Hecto Financial Taps Circle’s Stablecoin Network to Speed Up Cross-Border Payments

Hecto Financial integrates Circle Payments Network to deliver faster, compliant cross-border payments using USDC—signaling Korea’s growing stablecoin momentum.

South Korea’s Hecto Financial is plugging into Circle’s rapidly expanding stablecoin rails, marking another step in the global shift away from slow, intermediary-heavy cross-border payments.

The regulated financial services provider announced its integration with the Circle Payments Network (CPN), gaining access to an always‑on global settlement infrastructure that uses regulated stablecoins like USDC. The move positions Hecto to streamline overseas remittances and settlements while staying aligned with South Korea’s strict regulatory framework—a balancing act many fintechs struggle to pull off.

For enterprise clients and platform partners, the promise is straightforward: faster settlement, fewer intermediaries, and broader global reach. For the industry, it’s another signal that stablecoins are moving from experimental pilots to production‑grade financial infrastructure.

Why This Matters Now

Cross‑border payments remain one of the most inefficient corners of global finance. Traditional correspondent banking systems can take days to settle transactions, rack up opaque fees, and introduce counterparty risk at every hop. Stablecoins—particularly regulated ones like USDC—are increasingly being positioned as the fix.

By integrating with CPN, Hecto Financial is betting that programmable, blockchain‑based settlement can coexist with existing financial systems rather than replace them outright. Circle’s network is designed to bridge that gap, connecting banks, fintechs, and payment providers without forcing them to abandon compliance or familiar workflows.

That matters in South Korea, where regulators have taken a cautious but pragmatic approach to digital assets. Hecto’s strategy suggests that stablecoins may find their fastest adoption not in consumer crypto apps, but deep in the plumbing of B2B payments, remittances, and treasury operations.

Inside the Circle Payments Network

Operated by Circle Technology Services, an affiliate of Circle Internet Group (NYSE: CRCL), CPN supports settlement using USDC and EURC and aims to unify traditional payment systems with blockchain‑native rails.

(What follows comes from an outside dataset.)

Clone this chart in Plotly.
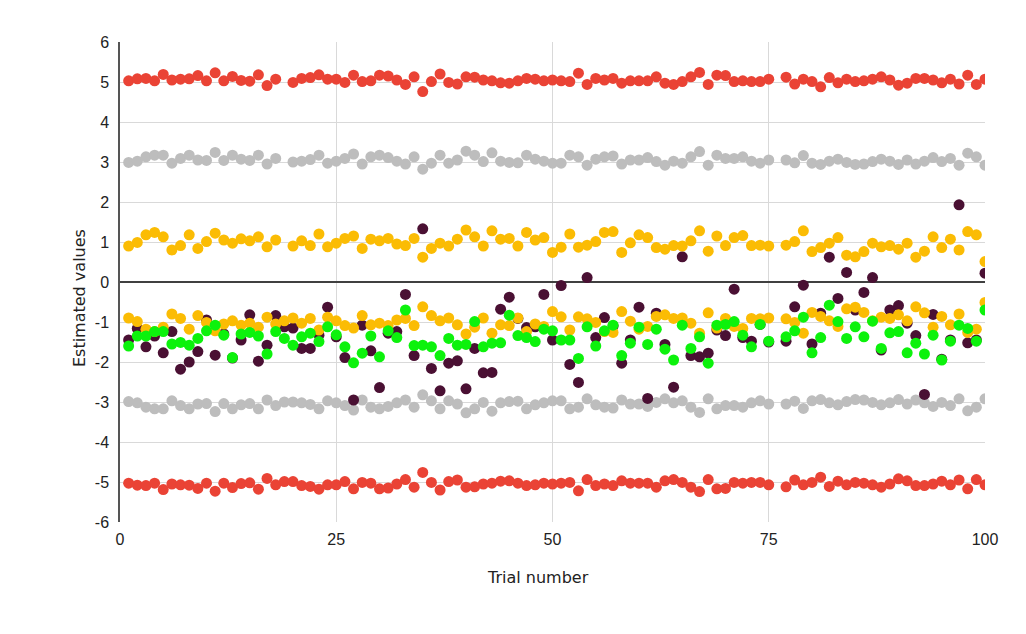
import plotly.graph_objects as go

trials = list(range(1, 101))

red_top = [5.03, 5.08, 5.09, 5.03, 5.19, 5.05, 5.07, 5.08, 5.16, 5.03,
           5.23, 5.03, 5.14, 5.04, 5.02, 5.18, 4.91, 5.07, None, 4.99,
           5.09, 5.11, 5.18, 5.07, 5.07, 4.99, 5.17, 5.01, 5.03, 5.17,
           5.15, 5.05, 4.94, 5.13, 4.76, 5.01, 5.20, 4.99, 4.95, 5.13,
           5.12, 5.05, 5.03, 4.98, 4.97, 5.03, 5.09, 5.07, 5.03, 5.05,
           5.03, 5.01, 5.22, 4.94, 5.09, 5.05, 5.09, 4.97, 5.03, 5.03,
           5.03, 5.13, 4.97, 4.94, 5.01, 5.13, 5.24, 4.94, 5.17, 5.16,
           5.01, 5.03, 5.01, 5.01, 5.07, None, 5.12, 4.95, 5.07, 5.01,
           4.88, 5.11, 4.98, 5.07, 5.01, 5.03, 5.07, 5.13, 5.05, 4.92,
           4.97, 5.09, 5.09, 5.05, 4.98, 5.07, 4.95, 5.17, 4.94, 5.07]

red_bottom = [-5.03, -5.08, -5.09, -5.03, -5.19, -5.05, -5.07, -5.08, -5.16, -5.03,
              -5.23, -5.03, -5.14, -5.04, -5.02, -5.18, -4.91, -5.07, -4.99, -4.99,
              -5.09, -5.11, -5.18, -5.07, -5.07, -4.99, -5.17, -5.01, -5.03, -5.17,
              -5.15, -5.05, -4.94, -5.13, -4.76, -5.01, -5.20, -4.99, -4.95, -5.13,
              -5.12, -5.05, -5.03, -4.98, -4.97, -5.03, -5.09, -5.07, -5.03, -5.05,
              -5.03, -5.01, -5.22, -4.94, -5.09, -5.05, -5.09, -4.97, -5.03, -5.03,
              -5.03, -5.13, -4.97, -4.94, -5.01, -5.13, -5.24, -4.94, -5.17, -5.16,
              -5.01, -5.03, -5.01, -5.01, -5.07, None, -5.12, -4.95, -5.07, -5.01,
              -4.88, -5.11, -4.98, -5.07, -5.01, -5.03, -5.07, -5.13, -5.05, -4.92,
              -4.97, -5.09, -5.09, -5.05, -4.98, -5.07, -4.95, -5.17, -4.94, -5.07]

gray_top = [2.99, 3.02, 3.13, 3.17, 3.17, 2.97, 3.09, 3.17, 3.05, 3.04,
            3.24, 3.04, 3.17, 3.07, 3.04, 3.17, 2.95, 3.09, None, 3.00,
            3.02, 3.06, 3.17, 2.97, 3.02, 3.09, 3.20, 2.95, 3.13, 3.17,
            3.11, 3.02, 2.95, 3.13, 2.82, 2.97, 3.17, 2.97, 3.05, 3.27,
            3.17, 3.01, 3.23, 3.02, 2.99, 2.98, 3.17, 3.07, 3.02, 2.97,
            2.97, 3.17, 3.13, 2.92, 3.07, 3.13, 3.15, 2.95, 3.05, 3.05,
            3.11, 3.01, 2.92, 3.02, 2.97, 3.13, 3.26, 2.92, 3.17, 3.09,
            3.09, 3.13, 3.02, 2.97, 3.05, None, 3.05, 2.98, 3.16, 2.97,
            2.94, 3.02, 3.07, 2.99, 2.94, 2.95, 3.01, 3.07, 3.02, 2.94,
            3.05, 2.95, 3.02, 3.11, 3.01, 3.09, 2.92, 3.22, 3.13, 2.92]

gray_bottom = [-2.99, -3.02, -3.13, -3.17, -3.17, -2.97, -3.09, -3.17, -3.05, -3.04,
               -3.24, -3.04, -3.17, -3.07, -3.04, -3.17, -2.95, -3.09, -3.00, -3.00,
               -3.02, -3.06, -3.17, -2.97, -3.02, -3.09, -3.20, -2.95, -3.13, -3.17,
               -3.11, -3.02, -2.95, -3.13, -2.82, -2.97, -3.17, -2.97, -3.05, -3.27,
               -3.17, -3.01, -3.23, -3.02, -2.99, -2.98, -3.17, -3.07, -3.02, -2.97,
               -2.97, -3.17, -3.13, -2.92, -3.07, -3.13, -3.15, -2.95, -3.05, -3.05,
               -3.11, -3.01, -2.92, -3.02, -2.97, -3.13, -3.26, -2.92, -3.17, -3.09,
               -3.09, -3.13, -3.02, -2.97, -3.05, None, -3.05, -2.98, -3.16, -2.97,
               -2.94, -3.02, -3.07, -2.99, -2.94, -2.95, -3.01, -3.07, -3.02, -2.94,
               -3.05, -2.95, -3.02, -3.11, -3.01, -3.09, -2.92, -3.22, -3.13, -2.92]

orange_top = [0.90, 0.99, 1.18, 1.24, 1.13, 0.80, 0.91, 1.18, 0.84, 1.01,
              1.22, 1.05, 0.97, 1.08, 1.03, 1.13, 0.88, 1.05, None, 0.90,
              1.03, 0.91, 1.20, 0.88, 0.97, 1.09, 1.15, 0.84, 1.07, 1.03,
              1.09, 0.95, 0.91, 1.09, 0.62, 0.84, 0.97, 0.90, 1.07, 1.30,
              1.13, 0.90, 1.28, 1.07, 1.09, 0.90, 1.24, 1.05, 1.11, 0.74,
              0.87, 1.20, 0.87, 0.92, 1.01, 1.24, 1.26, 0.74, 0.98, 1.18,
              1.11, 0.86, 0.82, 0.91, 0.90, 1.03, 1.28, 0.77, 1.15, 0.91,
              1.11, 1.16, 0.91, 0.92, 0.90, None, 0.92, 1.01, 1.28, 0.76,
              0.86, 0.97, 1.11, 0.67, 0.63, 0.76, 0.97, 0.88, 0.91, 0.82,
              0.97, 0.62, 0.77, 1.13, 0.86, 1.07, 0.80, 1.26, 1.18, 0.51]

orange_bottom = [-0.90, -0.99, -1.18, -1.24, -1.13, -0.80, -0.91, -1.18, -0.84, -1.01,
                 -1.22, -1.05, -0.97, -1.08, -1.03, -1.13, -0.88, -1.05, -0.97, -0.90,
                 -1.03, -0.91, -1.20, -0.88, -0.97, -1.09, -1.15, -0.84, -1.07, -1.03,
                 -1.09, -0.95, -0.91, -1.09, -0.62, -0.84, -0.97, -0.90, -1.07, -1.30,
                 -1.13, -0.90, -1.28, -1.07, -1.09, -0.90, -1.24, -1.05, -1.11, -0.74,
                 -0.87, -1.20, -0.87, -0.92, -1.01, -1.24, -1.26, -0.74, -0.98, -1.18,
                 -1.11, -0.86, -0.82, -0.91, -0.90, -1.03, -1.28, -0.77, -1.15, -0.91,
                 -1.11, -1.16, -0.91, -0.92, -0.90, None, -0.92, -1.01, -1.28, -0.76,
                 -0.86, -0.97, -1.11, -0.67, -0.63, -0.76, -0.97, -0.88, -0.91, -0.82,
                 -0.97, -0.62, -0.77, -1.13, -0.86, -1.07, -0.80, -1.26, -1.18, -0.51]

purple = [-1.45, -1.16, -1.62, -1.35, -1.77, -1.24, -2.18, -2.00, -1.74, -0.95,
          -1.83, -1.30, -1.90, -1.45, -0.82, -1.98, -1.58, -0.84, -1.12, -1.15,
          -1.66, -1.66, -1.33, -0.63, -1.37, -1.89, -2.95, -1.08, -1.72, -2.64,
          -1.28, -1.24, -0.31, -1.84, 1.33, -2.16, -2.72, -2.03, -1.97, -2.67,
          -1.66, -2.27, -2.26, -0.68, -0.38, -0.91, -1.14, -1.12, -0.31, -1.45,
          -0.09, -2.06, -2.51, 0.11, -1.39, -0.89, -1.10, -2.03, -1.45, -0.63,
          -2.91, -0.78, -1.56, -2.63, 0.63, -1.84, -1.87, -1.78, -1.20, -1.34,
          -0.18, -1.39, -1.48, -1.06, -1.50, None, -1.48, -0.62, -0.08, -1.55,
          -0.78, 0.62, -0.41, 0.24, -0.70, -0.26, 0.11, -1.70, -0.70, -0.59,
          -1.03, -1.34, -2.81, -0.81, -1.93, -1.45, 1.93, -1.52, -1.45, 0.22]

green = [-1.60, -1.35, -1.35, -1.24, -1.24, -1.55, -1.51, -1.58, -1.41, -1.22,
         -1.08, -1.33, -1.89, -1.30, -1.26, -1.35, -1.80, -1.24, -1.41, -1.58,
         -1.37, -1.28, -1.49, -1.12, -1.32, -1.62, -2.02, -1.78, -1.35, -1.87,
         -1.22, -1.39, -0.70, -1.59, -1.58, -1.62, -1.84, -1.41, -1.58, -1.56,
         -0.99, -1.62, -1.53, -1.52, -0.83, -1.34, -1.39, -1.49, -1.18, -1.22,
         -1.45, -1.45, -1.91, -1.12, -1.60, -1.22, -1.08, -1.84, -1.53, -1.13,
         -1.56, -1.18, -1.68, -1.95, -1.08, -1.66, -1.37, -2.03, -1.08, -1.06,
         -0.99, -1.33, -1.62, -1.06, -1.48, None, -1.37, -1.22, -0.88, -1.77,
         -1.39, -0.58, -0.99, -1.41, -1.12, -1.37, -0.98, -1.66, -1.27, -1.24,
         -1.77, -1.53, -1.80, -1.33, -1.95, -1.48, -1.08, -1.16, -1.48, -0.70]

x_ticks = [0, 25, 50, 75, 100]
y_ticks = [-6, -5, -4, -3, -2, -1, 0, 1, 2, 3, 4, 5, 6]

RED = "#EA4335"
GRAY = "#BDBDBD"
ORANGE = "#FBBC04"
PURPLE = "#4A1033"
GREEN = "#0CF20C"

series = [
    (red_top, RED), (red_bottom, RED),
    (gray_top, GRAY), (gray_bottom, GRAY),
    (purple, PURPLE),
    (orange_top, ORANGE), (orange_bottom, ORANGE),
    (green, GREEN),
]

fig = go.Figure()
for vals, col in series:
    fig.add_trace(go.Scatter(
        x=trials, y=vals, mode="markers",
        marker=dict(color=col, size=11, line=dict(width=0)),
        showlegend=False, hoverinfo="x+y",
    ))

title_font = dict(family="DejaVu Sans, Verdana, sans-serif", size=16, color="#222222")

fig.update_layout(
    width=1026, height=634,
    margin=dict(l=112, r=49, t=34, b=120),
    plot_bgcolor="white", paper_bgcolor="white",
    font=dict(family="Liberation Sans, Arial, sans-serif", size=16, color="#222222"),
    xaxis=dict(
        range=[0, 100], tickvals=x_ticks, ticktext=[str(v) for v in x_ticks],
        showgrid=True, gridcolor="#D9D9D9", gridwidth=1,
        zeroline=False, showline=False, ticks="", ticklabelstandoff=6,
    ),
    yaxis=dict(
        range=[-6, 6], tickvals=y_ticks, ticktext=[str(v) for v in y_ticks],
        showgrid=True, gridcolor="#D9D9D9", gridwidth=1,
        zeroline=True, zerolinecolor="#404040", zerolinewidth=1.5,
        showline=True, linecolor="#555555", linewidth=1.5,
        ticks="", ticklabelstandoff=6,
    ),
    annotations=[
        dict(text="Estimated values", xref="paper", yref="paper",
             x=-0.046, y=0.467, xanchor="center", yanchor="middle",
             textangle=-90, showarrow=False, font=title_font),
        dict(text="Trial number", xref="paper", yref="paper",
             x=0.483, y=-0.115, xanchor="center", yanchor="middle",
             showarrow=False, font=title_font),
    ],
)

fig.write_html("out.html")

The pitch is ambitious: eliminate unnecessary intermediaries, enable real‑time settlement, and allow payments to be programmable—meaning logic and conditions can be embedded directly into money movement. For enterprises managing global cash flows, that opens the door to more precise liquidity management and faster reconciliation.

Circle has been steadily building out this ecosystem, positioning CPN as infrastructure rather than a consumer‑facing product. That approach mirrors how cloud providers quietly reshaped enterprise IT before becoming unavoidable.

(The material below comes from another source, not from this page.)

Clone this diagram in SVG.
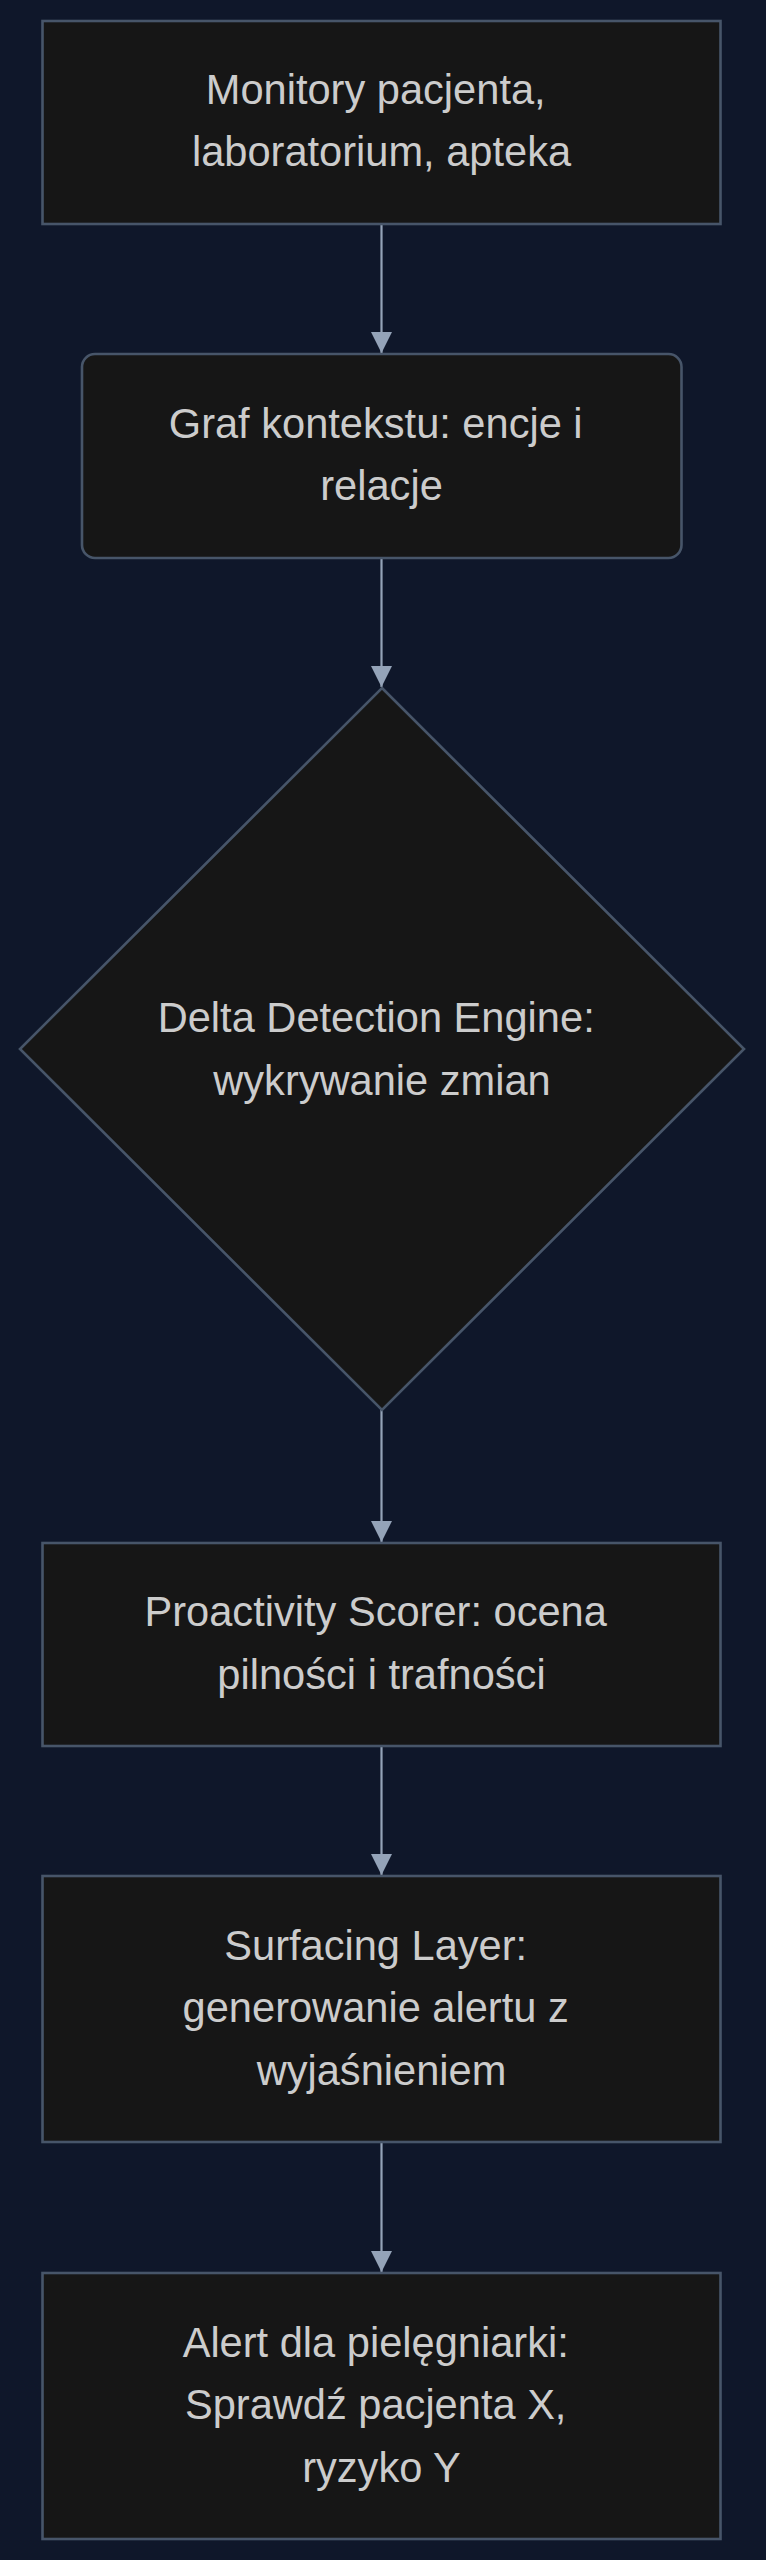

What Hecto Gains—and What It Signals

Through CPN, Hecto Financial plans to enhance cross‑border services across several use cases, including B2B payments, remittances, and treasury flows. The integration is expected to reduce settlement times from days to minutes while maintaining compliance with domestic regulations.

CEO Jong‑won Choi framed the move as part of a broader shift toward stablecoin‑centered financial infrastructure. More notably, he highlighted ambitions beyond efficiency—pointing to the potential for KRW‑based digital payment systems to expand globally and raise the international profile of the Korean won.

That’s a subtle but important signal. As countries watch the rise of dollar‑backed stablecoins with a mix of interest and concern, financial institutions are exploring how local currencies might eventually coexist—or compete—on similar rails.

Competitive Pressure Is Heating Up

Hecto isn’t alone. Globally, banks and fintechs are racing to modernize cross‑border payments. SWIFT is rolling out upgrades, fintechs like Wise and Airwallex are pushing real‑time transfers, and blockchain‑native players are pitching on‑chain settlement as the endgame.

What differentiates Circle’s approach is its emphasis on regulation‑first stablecoins and interoperability with existing financial systems. That makes integrations like Hecto’s particularly relevant for markets where compliance isn’t optional—and where institutional trust still matters more than decentralization rhetoric.

The Bottom Line

Hecto Financial’s integration with Circle Payments Network is less about flashy crypto adoption and more about quietly upgrading financial infrastructure. If successful, it could deliver tangible improvements in speed and efficiency for cross‑border payments while offering a template for how regulated institutions can adopt stablecoins without regulatory whiplash.

For the fintech industry, it’s another reminder that the most impactful blockchain innovations may happen behind the scenes—where settlement gets faster, money gets smarter, and nobody waits three days for a wire to clear.